Die CDU hofft, dass Sellering sich für sie und gegen ein linkes Bündnis entscheiden wird, sodass sich machtpolitisch wenig ändern würde, weder in Schwerin noch im Bundesrat. Das Ergebnis bei der Wahl für den Berliner Senat in zwei Wochen könnte noch bitterer werden: Die SPD strebt einen Partnerwechsel an, Linke und Grüne sind hier stärker als im Nordosten.

Zwar sind rechtspopulistische Parteien in vielen EU-Staaten im Aufwind, aber in Deutschland war die AfD gespalten und geschwächt. Es war die Flüchtlingskrise, die ihr Auftrieb gegeben hat; genau so, wie es die CSU immer befürchtet hatte, die „Schwester“ der CDU. Lange Zeit hat die CDU gehofft, die AfD würde sich selbst zerlegen. Die AfD wurde mal ignoriert und mal ausgegrenzt.

Nach den AfD-Erfolgen im Frühjahr in Rheinland-Pfalz, Baden-Württemberg und Sachsen-Anhalt erkannte die Union dann (Merkel sprach es intern offen an), dass sie abgewanderten Wählern Brücken bauen müsse. So verhielt sich Merkel im Wahlkampf im Mecklenburg-Vorpommern. Sie sagte, „wir müssen die Wählerinnen und Wähler der AfD, von denen es im Augenblick doch recht viele gibt, immer wieder ansprechen“ – ohne aber Kernaussagen aufzugeben. Dazu zählte sie die soziale Marktwirtschaft, die Mitgliedschaft in Nato und EU, die Absage an Fremdenhass. „Da können wir auch keine Kompromisse machen.“

Einen Rechtsruck lehnt Merkel ab. Bis wann? Bis zur Wahl in Berlin? Bis zu den Urnengängen am 6. März im Saarland, am 7. Mai in Schleswig-Holstein und am 14. Mai in NRW? Tauber machte ganz im Sinne seiner Chefin nicht den Eindruck, als wollte Merkels Regierung ihre Politik ändern oder als stünde in der CDU ein Rechtsruck an. Er machte auch klar, dass Merkel in der Kanzlerkandidaturfrage nichts überstürzen wird.
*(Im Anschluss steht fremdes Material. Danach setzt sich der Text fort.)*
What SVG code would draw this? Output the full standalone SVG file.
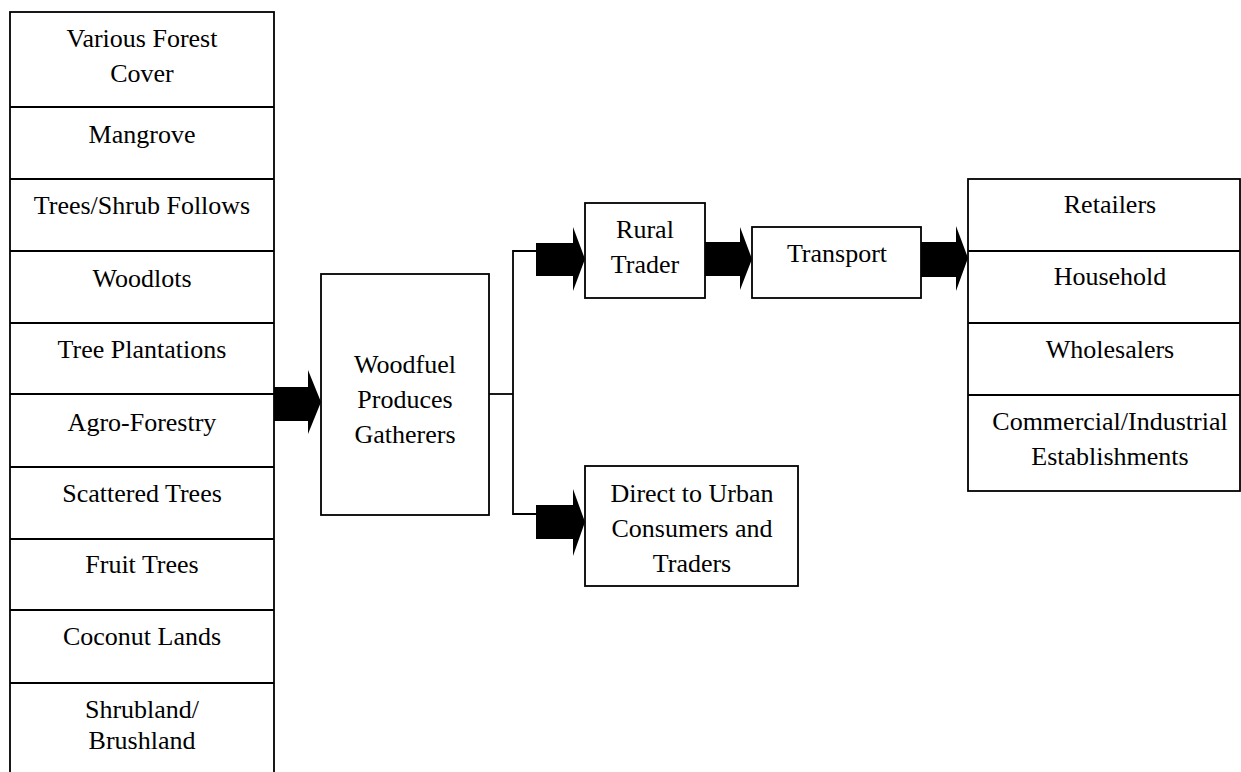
<svg xmlns="http://www.w3.org/2000/svg" width="1241" height="772" viewBox="0 0 1241 772">
<style>
.box{fill:#fff;stroke:#000;stroke-width:1.8}
.ln{fill:none;stroke:#000;stroke-width:1.8}
.arr{fill:#000;stroke:none}
text{font-family:"Liberation Serif","Times New Roman",serif;font-size:26px;fill:#000;text-anchor:middle}
</style>
<rect width="1241" height="772" fill="#fff"/>
<g id="sources">
<rect class="box" x="10" y="12" width="264" height="780"/>
<g class="ln">
<line x1="10" y1="107" x2="274" y2="107"/>
<line x1="10" y1="179" x2="274" y2="179"/>
<line x1="10" y1="251" x2="274" y2="251"/>
<line x1="10" y1="323" x2="274" y2="323"/>
<line x1="10" y1="394" x2="274" y2="394"/>
<line x1="10" y1="467" x2="274" y2="467"/>
<line x1="10" y1="539" x2="274" y2="539"/>
<line x1="10" y1="610" x2="274" y2="610"/>
<line x1="10" y1="683" x2="274" y2="683"/>
</g>
<g id="src-various"><text x="142" y="47">Various Forest</text><text x="142" y="82">Cover</text></g>
<g id="src-mangrove"><text x="142" y="143">Mangrove</text></g>
<g id="src-trees-shrub"><text x="142" y="214">Trees/Shrub Follows</text></g>
<g id="src-woodlots"><text x="142" y="287">Woodlots</text></g>
<g id="src-plantations"><text x="142" y="358">Tree Plantations</text></g>
<g id="src-agro"><text x="142" y="431">Agro-Forestry</text></g>
<g id="src-scattered"><text x="142" y="502">Scattered Trees</text></g>
<g id="src-fruit"><text x="142" y="573">Fruit Trees</text></g>
<g id="src-coconut"><text x="142" y="645">Coconut Lands</text></g>
<g id="src-shrubland"><text x="142" y="718">Shrubland/</text><text x="142" y="749">Brushland</text></g>
</g>
<g id="woodfuel">
<rect class="box" x="321" y="274" width="168" height="241"/>
<text x="405" y="373">Woodfuel</text>
<text x="405" y="408">Produces</text>
<text x="405" y="443">Gatherers</text>
</g>
<g id="rural-trader">
<rect class="box" x="585" y="203" width="120" height="95"/>
<text x="645" y="238">Rural</text>
<text x="645" y="273">Trader</text>
</g>
<g id="transport">
<rect class="box" x="752" y="227" width="169" height="71"/>
<text x="837" y="262">Transport</text>
</g>
<g id="direct">
<rect class="box" x="585" y="466" width="213" height="120"/>
<text x="692" y="502">Direct to Urban</text>
<text x="692" y="537">Consumers and</text>
<text x="692" y="572">Traders</text>
</g>
<g id="consumers">
<rect class="box" x="968" y="179" width="272" height="312"/>
<g class="ln">
<line x1="968" y1="251" x2="1240" y2="251"/>
<line x1="968" y1="323" x2="1240" y2="323"/>
<line x1="968" y1="395" x2="1240" y2="395"/>
</g>
<g id="c-retailers"><text x="1110" y="213">Retailers</text></g>
<g id="c-household"><text x="1110" y="285">Household</text></g>
<g id="c-wholesalers"><text x="1110" y="358">Wholesalers</text></g>
<g id="c-commercial"><text x="1110" y="430">Commercial/Industrial</text><text x="1110" y="465">Establishments</text></g>
</g>
<g id="connectors">
<polyline class="ln" points="489,394 513,394"/>
<polyline class="ln" points="536,251 513,251 513,514 536,514"/>
<polygon class="arr" points="274,387 308,387 308,370 321,402 308,434 308,421 274,421"/>
<polygon class="arr" points="536,243 573,243 573,227 585,259 573,291 573,276 536,276"/>
<polygon class="arr" points="705,242 740,242 740,227 752,259 740,290 740,276 705,276"/>
<polygon class="arr" points="921,242 956,242 956,226 968,258 956,291 956,277 921,277"/>
<polygon class="arr" points="536,505 573,505 573,489 585,522 573,556 573,539 536,539"/>
</g>
</svg>
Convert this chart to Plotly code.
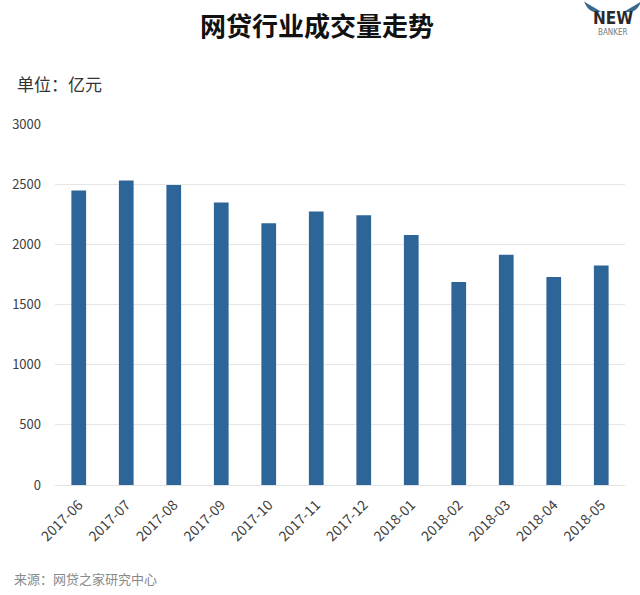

Ändern wird sich der Umgang mit der AfD. Bisher wurde sie zumeist bloß ausgegrenzt. Jetzt will man sich besser von ihr abgrenzen. Tauber fing gestern damit an: „Sie spielt mit den Ängsten der Menschen“, sie schüre Protest. Jetzt ist die CDU-Abteilung Attacke gefragt.